** BEGIN PROVIDED DATA **

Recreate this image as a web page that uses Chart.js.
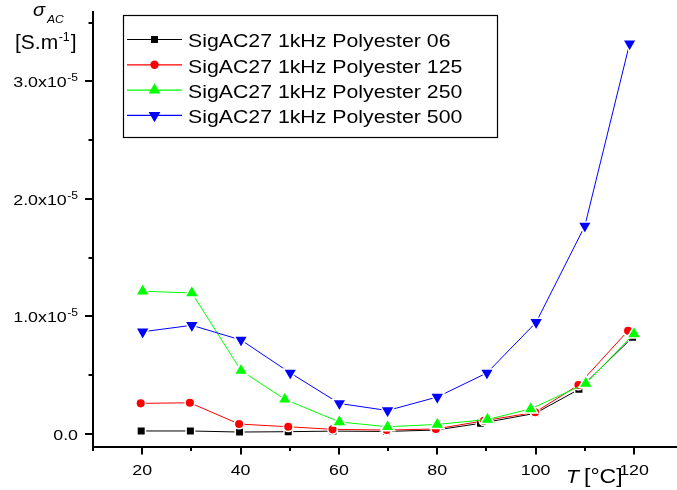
<!DOCTYPE html>
<html>
<head>
<meta charset="utf-8">
<title>σAC vs T</title>
<script src="https://cdn.jsdelivr.net/npm/chart.js@4.4.1/dist/chart.umd.min.js"></script>
<style>
  html, body { margin: 0; padding: 0; background: #fff; }
  #wrap { width: 677px; height: 490px; }
</style>
</head>
<body>
<div id="wrap"><canvas id="c" width="677" height="490"></canvas></div>
<script>
// Series names
const seriesNames = [
  'SigAC27 1kHz Polyester 06',
  'SigAC27 1kHz Polyester 125',
  'SigAC27 1kHz Polyester 250',
  'SigAC27 1kHz Polyester 500'
];

// Temperatures (°C) and AC conductivity (S/m) for each sample
const temp06  = [19.8, 29.8, 39.8, 49.7, 58.8, 69.7, 79.7, 88.8, 99.9, 108.8, 119.7];
const sig06   = [0.026e-5, 0.026e-5, 0.017e-5, 0.020e-5, 0.025e-5, 0.022e-5, 0.034e-5, 0.091e-5, 0.176e-5, 0.380e-5, 0.823e-5];

const temp125 = [19.7, 29.7, 39.7, 49.7, 58.7, 69.7, 79.7, 89.5, 99.9, 108.7, 118.8];
const sig125  = [0.261e-5, 0.266e-5, 0.085e-5, 0.062e-5, 0.040e-5, 0.034e-5, 0.043e-5, 0.113e-5, 0.185e-5, 0.417e-5, 0.879e-5];

const temp250 = [20.1, 30.1, 40.1, 49.0, 60.1, 69.9, 80.0, 90.2, 99.0, 110.2, 120.0];
const sig250  = [1.215e-5, 1.200e-5, 0.540e-5, 0.295e-5, 0.103e-5, 0.062e-5, 0.082e-5, 0.124e-5, 0.214e-5, 0.430e-5, 0.852e-5];

const temp500 = [20.1, 30.1, 40.1, 50.1, 60.1, 69.9, 80.0, 90.1, 100.1, 110.0, 119.1];
const sig500  = [0.870e-5, 0.925e-5, 0.800e-5, 0.520e-5, 0.260e-5, 0.200e-5, 0.315e-5, 0.520e-5, 0.950e-5, 1.770e-5, 3.320e-5];

// Axis ticks
const xMajorTicks = [20, 40, 60, 80, 100, 120];
const xMinorTicks = [10, 30, 50, 70, 90, 110];
const yMajorTicks = [0, 1e-5, 2e-5, 3e-5];
const yMinorTicks = [0.5e-5, 1.5e-5, 2.5e-5, 3.5e-5];
const yTickMantissa = ['0.0', '1.0x10', '2.0x10', '3.0x10'];
const yTickExponent = ['', '-5', '-5', '-5'];

const FONT = '"Liberation Sans", Arial, sans-serif';
const SX = 1.15; // horizontal text stretch

function drawText(ctx, text, x, y, font, align, baseline, sx) {
  ctx.save();
  ctx.font = font;
  ctx.textAlign = align;
  ctx.textBaseline = baseline;
  ctx.translate(x, y);
  ctx.scale(sx, 1);
  ctx.fillText(text, 0, 0);
  ctx.restore();
}
function textWidth(ctx, text, font, sx) {
  ctx.save();
  ctx.font = font;
  const w = ctx.measureText(text).width * sx;
  ctx.restore();
  return w;
}

function makeSeries(label, xs, ys, color, style, radius, rotation, order) {
  return {
    label,
    data: xs.map((t, i) => ({ x: t, y: ys[i] })),
    showLine: true,
    borderColor: color,
    backgroundColor: color,
    borderWidth: 1,
    tension: 0,
    pointStyle: style,
    pointRadius: radius,
    pointHoverRadius: radius,
    pointRotation: rotation,
    pointBackgroundColor: color,
    pointBorderColor: '#ffffff',
    pointBorderWidth: 1.5,
    order
  };
}

// Ticks, tick labels and axis titles
const axisDecor = {
  id: 'axisDecor',
  afterDraw(chart) {
    const { ctx, chartArea: a, scales: { x, y } } = chart;
    ctx.save();
    ctx.strokeStyle = '#000';
    ctx.fillStyle = '#000';
    ctx.lineWidth = 2;
    ctx.beginPath();
    xMajorTicks.forEach(v => { const px = Math.round(x.getPixelForValue(v)); ctx.moveTo(px, a.bottom); ctx.lineTo(px, a.bottom + 8); });
    xMinorTicks.forEach(v => { const px = Math.round(x.getPixelForValue(v)); ctx.moveTo(px, a.bottom); ctx.lineTo(px, a.bottom + 4.5); });
    yMajorTicks.forEach(v => { const py = Math.round(y.getPixelForValue(v)); ctx.moveTo(a.left, py); ctx.lineTo(a.left - 8, py); });
    yMinorTicks.forEach(v => { const py = Math.round(y.getPixelForValue(v)); ctx.moveTo(a.left, py); ctx.lineTo(a.left - 4.5, py); });
    ctx.stroke();

    // x tick labels
    const tickFont = '15.5px ' + FONT;
    xMajorTicks.forEach(v => {
      drawText(ctx, String(v), x.getPixelForValue(v), a.bottom + 24, tickFont, 'center', 'middle', SX);
    });

    // y tick labels with superscript exponent
    const expFont = '10.5px ' + FONT;
    const rightEdge = a.left - 15;
    yMajorTicks.forEach((v, i) => {
      const py = y.getPixelForValue(v);
      const ew = yTickExponent[i] ? textWidth(ctx, yTickExponent[i], expFont, SX) : 0;
      if (yTickExponent[i]) drawText(ctx, yTickExponent[i], rightEdge, py - 3, expFont, 'right', 'middle', SX);
      drawText(ctx, yTickMantissa[i], rightEdge - ew - (ew ? 0.5 : 0), py + 1.5, tickFont, 'right', 'middle', SX);
    });

    // y axis title: sigma_AC [S.m^-1]
    drawText(ctx, 'σ', 33, 16, 'italic 19px ' + FONT, 'left', 'alphabetic', 1.05);
    drawText(ctx, 'AC', 47, 22.5, 'italic 11.5px ' + FONT, 'left', 'alphabetic', 1.05);
    const tf = '21px ' + FONT;
    drawText(ctx, '[S.m', 15, 49, tf, 'left', 'alphabetic', 1.0);
    const w1 = textWidth(ctx, '[S.m', tf, 1.0);
    drawText(ctx, '-1', 15 + w1 + 0.5, 41, '12.5px ' + FONT, 'left', 'alphabetic', 1.0);
    const w2 = textWidth(ctx, '-1', '12.5px ' + FONT, 1.0);
    drawText(ctx, ']', 15 + w1 + w2 + 1.5, 49, tf, 'left', 'alphabetic', 1.0);

    // x axis title: T [°C]
    const xf = '18.5px ' + FONT;
    drawText(ctx, 'T', 566, 483, 'italic ' + xf, 'left', 'alphabetic', SX);
    drawText(ctx, '[°C]', 584, 483, '20px ' + FONT, 'left', 'alphabetic', SX);
    ctx.restore();
  }
};

// Framed legend inside the plot area
const legendBox = {
  id: 'legendBox',
  afterDraw(chart) {
    const ctx = chart.ctx;
    ctx.save();
    ctx.strokeStyle = '#000';
    ctx.lineWidth = 1.2;
    ctx.fillStyle = '#fff';
    ctx.fillRect(123, 15, 374, 123);
    ctx.strokeRect(123.5, 15.5, 374, 122);
    const legendRadius = [4.9, 4.2, 6.8, 6.8];
    chart.data.datasets.forEach((ds, i) => {
      const base = 47.3 + i * 25.3;
      const ly = base - 7.8;
      ctx.strokeStyle = ds.borderColor;
      ctx.lineWidth = 1.2;
      ctx.beginPath();
      ctx.moveTo(127, ly);
      ctx.lineTo(182, ly);
      ctx.stroke();
      ctx.fillStyle = ds.pointBackgroundColor;
      Chart.helpers.drawPoint(ctx, {
        pointStyle: ds.pointStyle,
        rotation: ds.pointRotation,
        radius: legendRadius[i],
        borderWidth: 0
      }, 154.5, ly);
      ctx.fillStyle = '#000';
      drawText(ctx, ds.label, 188, base, '18.5px ' + FONT, 'left', 'alphabetic', SX);
    });
    ctx.restore();
  }
};

new Chart(document.getElementById('c').getContext('2d'), {
  type: 'scatter',
  data: {
    datasets: [
      makeSeries(seriesNames[0], temp06,  sig06,  '#000000', 'rect',     6.0, 0,   4),
      makeSeries(seriesNames[1], temp125, sig125, '#ff0000', 'circle',   4.8, 0,   3),
      makeSeries(seriesNames[2], temp250, sig250, '#00ff00', 'triangle', 8.0, 0,   2),
      makeSeries(seriesNames[3], temp500, sig500, '#0000ff', 'triangle', 8.0, 180, 1)
    ]
  },
  options: {
    responsive: false,
    animation: false,
    devicePixelRatio: 1,
    layout: { autoPadding: false, padding: { top: 12, left: 0, right: 0, bottom: 0 } },
    plugins: { legend: { display: false }, tooltip: { enabled: false } },
    scales: {
      x: {
        type: 'linear',
        min: 10,
        max: 128.74,
        grid: { display: false, drawTicks: false },
        border: { display: true, color: '#000', width: 2 },
        ticks: { display: false },
        afterFit(s) { s.height = 43.5; }
      },
      y: {
        type: 'linear',
        min: -0.106e-5,
        max: 3.59e-5,
        grid: { display: false, drawTicks: false },
        border: { display: true, color: '#000', width: 2 },
        ticks: { display: false },
        afterFit(s) { s.width = 93; }
      }
    }
  },
  plugins: [axisDecor, legendBox]
});
</script>
</body>
</html>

** END PROVIDED DATA **

WORK TO BE COMPLETED. Return only the lines from the start of the data through the line that contains "0.950e-5, 1.770e-5, 3.320e-5];", please, copying them exactly and omitting all pictures.

SOLUTION TO THIS PROBLEM.
Recreate this image as a web page that uses Chart.js.
<!DOCTYPE html>
<html>
<head>
<meta charset="utf-8">
<title>σAC vs T</title>
<script src="https://cdn.jsdelivr.net/npm/chart.js@4.4.1/dist/chart.umd.min.js"></script>
<style>
  html, body { margin: 0; padding: 0; background: #fff; }
  #wrap { width: 677px; height: 490px; }
</style>
</head>
<body>
<div id="wrap"><canvas id="c" width="677" height="490"></canvas></div>
<script>
// Series names
const seriesNames = [
  'SigAC27 1kHz Polyester 06',
  'SigAC27 1kHz Polyester 125',
  'SigAC27 1kHz Polyester 250',
  'SigAC27 1kHz Polyester 500'
];

// Temperatures (°C) and AC conductivity (S/m) for each sample
const temp06  = [19.8, 29.8, 39.8, 49.7, 58.8, 69.7, 79.7, 88.8, 99.9, 108.8, 119.7];
const sig06   = [0.026e-5, 0.026e-5, 0.017e-5, 0.020e-5, 0.025e-5, 0.022e-5, 0.034e-5, 0.091e-5, 0.176e-5, 0.380e-5, 0.823e-5];

const temp125 = [19.7, 29.7, 39.7, 49.7, 58.7, 69.7, 79.7, 89.5, 99.9, 108.7, 118.8];
const sig125  = [0.261e-5, 0.266e-5, 0.085e-5, 0.062e-5, 0.040e-5, 0.034e-5, 0.043e-5, 0.113e-5, 0.185e-5, 0.417e-5, 0.879e-5];

const temp250 = [20.1, 30.1, 40.1, 49.0, 60.1, 69.9, 80.0, 90.2, 99.0, 110.2, 120.0];
const sig250  = [1.215e-5, 1.200e-5, 0.540e-5, 0.295e-5, 0.103e-5, 0.062e-5, 0.082e-5, 0.124e-5, 0.214e-5, 0.430e-5, 0.852e-5];

const temp500 = [20.1, 30.1, 40.1, 50.1, 60.1, 69.9, 80.0, 90.1, 100.1, 110.0, 119.1];
const sig500  = [0.870e-5, 0.925e-5, 0.800e-5, 0.520e-5, 0.260e-5, 0.200e-5, 0.315e-5, 0.520e-5, 0.950e-5, 1.770e-5, 3.320e-5];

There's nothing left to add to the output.